---------- Data shown ----------

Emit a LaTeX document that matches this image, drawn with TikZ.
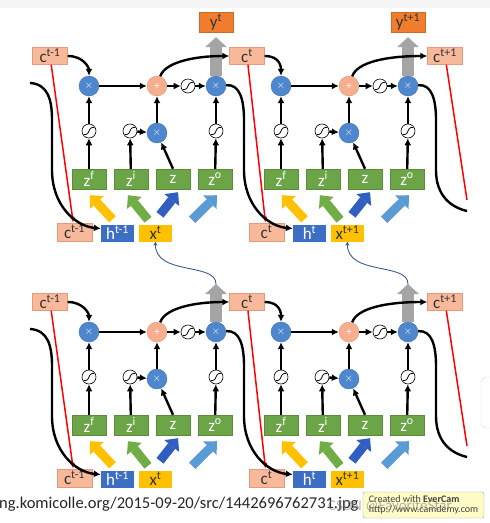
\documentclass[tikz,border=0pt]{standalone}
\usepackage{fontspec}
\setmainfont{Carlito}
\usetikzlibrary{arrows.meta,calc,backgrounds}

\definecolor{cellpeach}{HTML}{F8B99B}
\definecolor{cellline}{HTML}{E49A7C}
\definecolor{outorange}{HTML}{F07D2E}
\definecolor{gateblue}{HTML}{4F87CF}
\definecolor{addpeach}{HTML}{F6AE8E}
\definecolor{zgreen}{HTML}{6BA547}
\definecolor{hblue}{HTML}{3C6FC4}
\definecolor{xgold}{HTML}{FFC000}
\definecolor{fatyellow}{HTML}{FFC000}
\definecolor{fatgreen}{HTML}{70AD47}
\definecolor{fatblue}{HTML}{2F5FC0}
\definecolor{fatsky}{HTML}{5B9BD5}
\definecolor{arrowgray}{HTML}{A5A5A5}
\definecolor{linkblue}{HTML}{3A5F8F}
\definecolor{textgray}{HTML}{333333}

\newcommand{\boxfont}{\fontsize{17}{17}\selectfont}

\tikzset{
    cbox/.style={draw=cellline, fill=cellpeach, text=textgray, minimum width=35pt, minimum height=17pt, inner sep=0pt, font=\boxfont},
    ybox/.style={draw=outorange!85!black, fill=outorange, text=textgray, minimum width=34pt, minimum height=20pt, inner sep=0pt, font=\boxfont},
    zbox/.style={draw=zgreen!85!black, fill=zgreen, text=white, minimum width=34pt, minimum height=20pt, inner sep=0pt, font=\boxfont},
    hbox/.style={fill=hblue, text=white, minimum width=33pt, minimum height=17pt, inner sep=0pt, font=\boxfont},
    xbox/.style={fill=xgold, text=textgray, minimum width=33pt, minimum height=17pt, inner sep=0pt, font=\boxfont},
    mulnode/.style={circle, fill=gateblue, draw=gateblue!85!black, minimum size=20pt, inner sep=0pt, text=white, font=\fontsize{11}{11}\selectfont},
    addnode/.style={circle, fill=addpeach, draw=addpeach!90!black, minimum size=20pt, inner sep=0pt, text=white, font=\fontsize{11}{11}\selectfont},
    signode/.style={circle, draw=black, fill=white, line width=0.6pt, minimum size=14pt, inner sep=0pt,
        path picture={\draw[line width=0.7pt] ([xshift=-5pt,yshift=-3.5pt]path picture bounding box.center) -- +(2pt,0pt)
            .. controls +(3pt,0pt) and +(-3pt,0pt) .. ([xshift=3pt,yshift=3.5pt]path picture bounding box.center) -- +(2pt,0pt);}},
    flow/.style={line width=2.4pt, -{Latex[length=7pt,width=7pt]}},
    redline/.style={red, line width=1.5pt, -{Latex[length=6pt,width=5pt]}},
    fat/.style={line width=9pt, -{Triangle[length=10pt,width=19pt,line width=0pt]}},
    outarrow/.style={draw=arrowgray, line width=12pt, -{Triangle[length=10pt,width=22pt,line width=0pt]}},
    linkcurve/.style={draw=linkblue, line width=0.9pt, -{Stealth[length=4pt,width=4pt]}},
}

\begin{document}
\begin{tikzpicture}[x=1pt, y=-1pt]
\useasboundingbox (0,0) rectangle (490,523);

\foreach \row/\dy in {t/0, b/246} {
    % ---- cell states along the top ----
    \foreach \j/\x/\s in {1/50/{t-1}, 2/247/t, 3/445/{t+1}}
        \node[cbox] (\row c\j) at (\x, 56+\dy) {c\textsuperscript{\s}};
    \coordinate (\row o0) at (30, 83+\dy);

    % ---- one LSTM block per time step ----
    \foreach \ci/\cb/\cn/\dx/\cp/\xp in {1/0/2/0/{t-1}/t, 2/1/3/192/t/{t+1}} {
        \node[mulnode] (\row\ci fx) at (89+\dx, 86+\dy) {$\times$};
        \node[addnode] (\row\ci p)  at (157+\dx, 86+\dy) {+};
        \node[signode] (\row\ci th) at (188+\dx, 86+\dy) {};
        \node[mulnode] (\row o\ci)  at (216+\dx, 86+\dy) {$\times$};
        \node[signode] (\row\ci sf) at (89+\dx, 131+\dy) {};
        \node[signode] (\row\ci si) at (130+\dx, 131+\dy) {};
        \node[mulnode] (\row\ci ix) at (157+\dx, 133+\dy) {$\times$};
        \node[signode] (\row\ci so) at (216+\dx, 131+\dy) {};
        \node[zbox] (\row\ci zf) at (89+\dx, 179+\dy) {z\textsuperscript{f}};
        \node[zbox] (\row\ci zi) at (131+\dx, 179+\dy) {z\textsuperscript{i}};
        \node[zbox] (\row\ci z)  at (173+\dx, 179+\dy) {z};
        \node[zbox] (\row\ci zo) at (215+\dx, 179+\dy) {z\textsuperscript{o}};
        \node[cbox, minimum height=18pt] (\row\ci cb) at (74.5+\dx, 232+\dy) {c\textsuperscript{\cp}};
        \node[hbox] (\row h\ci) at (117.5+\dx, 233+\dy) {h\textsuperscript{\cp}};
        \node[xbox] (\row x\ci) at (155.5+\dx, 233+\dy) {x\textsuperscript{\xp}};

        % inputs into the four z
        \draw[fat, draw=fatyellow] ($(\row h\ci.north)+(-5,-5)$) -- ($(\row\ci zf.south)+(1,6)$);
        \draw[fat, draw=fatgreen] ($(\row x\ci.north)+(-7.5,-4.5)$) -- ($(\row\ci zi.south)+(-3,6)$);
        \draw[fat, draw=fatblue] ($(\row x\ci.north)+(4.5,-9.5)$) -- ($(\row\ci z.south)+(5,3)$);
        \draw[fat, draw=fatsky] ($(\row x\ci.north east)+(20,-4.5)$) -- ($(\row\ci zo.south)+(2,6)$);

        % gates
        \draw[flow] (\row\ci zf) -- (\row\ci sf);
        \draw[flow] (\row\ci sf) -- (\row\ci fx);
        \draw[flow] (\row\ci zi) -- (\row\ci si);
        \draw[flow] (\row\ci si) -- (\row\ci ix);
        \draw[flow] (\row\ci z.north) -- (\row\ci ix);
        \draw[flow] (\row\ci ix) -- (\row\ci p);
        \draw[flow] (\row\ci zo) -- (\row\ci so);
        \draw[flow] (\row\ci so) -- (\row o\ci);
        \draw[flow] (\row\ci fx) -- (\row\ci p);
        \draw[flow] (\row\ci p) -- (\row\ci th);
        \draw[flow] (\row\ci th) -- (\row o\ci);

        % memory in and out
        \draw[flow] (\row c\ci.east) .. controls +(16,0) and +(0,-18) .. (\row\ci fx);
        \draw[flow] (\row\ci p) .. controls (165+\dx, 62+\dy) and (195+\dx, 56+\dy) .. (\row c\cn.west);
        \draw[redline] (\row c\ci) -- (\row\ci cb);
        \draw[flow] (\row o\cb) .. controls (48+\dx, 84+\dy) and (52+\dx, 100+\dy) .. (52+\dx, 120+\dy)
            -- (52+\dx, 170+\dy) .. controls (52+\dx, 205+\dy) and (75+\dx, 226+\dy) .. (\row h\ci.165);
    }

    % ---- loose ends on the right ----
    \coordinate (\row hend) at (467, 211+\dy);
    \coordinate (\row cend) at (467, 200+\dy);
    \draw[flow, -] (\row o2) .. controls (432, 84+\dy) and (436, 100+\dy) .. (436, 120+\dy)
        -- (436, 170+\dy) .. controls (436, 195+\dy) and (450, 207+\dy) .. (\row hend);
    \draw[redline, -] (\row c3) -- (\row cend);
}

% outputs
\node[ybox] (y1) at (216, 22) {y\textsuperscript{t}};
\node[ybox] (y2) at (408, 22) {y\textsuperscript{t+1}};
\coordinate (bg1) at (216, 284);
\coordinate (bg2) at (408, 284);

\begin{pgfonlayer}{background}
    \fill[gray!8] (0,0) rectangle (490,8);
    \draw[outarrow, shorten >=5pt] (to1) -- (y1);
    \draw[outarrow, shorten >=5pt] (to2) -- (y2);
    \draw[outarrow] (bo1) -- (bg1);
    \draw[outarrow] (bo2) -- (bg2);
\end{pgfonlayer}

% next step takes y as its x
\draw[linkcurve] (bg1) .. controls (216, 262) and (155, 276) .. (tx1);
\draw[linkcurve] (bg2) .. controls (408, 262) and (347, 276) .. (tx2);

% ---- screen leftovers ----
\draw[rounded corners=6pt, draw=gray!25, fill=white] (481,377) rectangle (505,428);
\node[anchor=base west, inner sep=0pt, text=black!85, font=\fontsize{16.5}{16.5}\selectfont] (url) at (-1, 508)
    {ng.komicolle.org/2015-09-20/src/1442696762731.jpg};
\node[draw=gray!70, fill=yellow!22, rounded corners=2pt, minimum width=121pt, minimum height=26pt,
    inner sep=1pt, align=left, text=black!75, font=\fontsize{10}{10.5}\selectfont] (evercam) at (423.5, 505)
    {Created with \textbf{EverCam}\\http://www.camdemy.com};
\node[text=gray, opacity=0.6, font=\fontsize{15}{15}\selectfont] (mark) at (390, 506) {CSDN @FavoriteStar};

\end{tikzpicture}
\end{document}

----------

Aim of the task:
From the listing, copy each line containing the word "with".

Answer to the task:
Emit a LaTeX document that matches this image, drawn with TikZ.
    {Created with \textbf{EverCam}\\http://www.camdemy.com};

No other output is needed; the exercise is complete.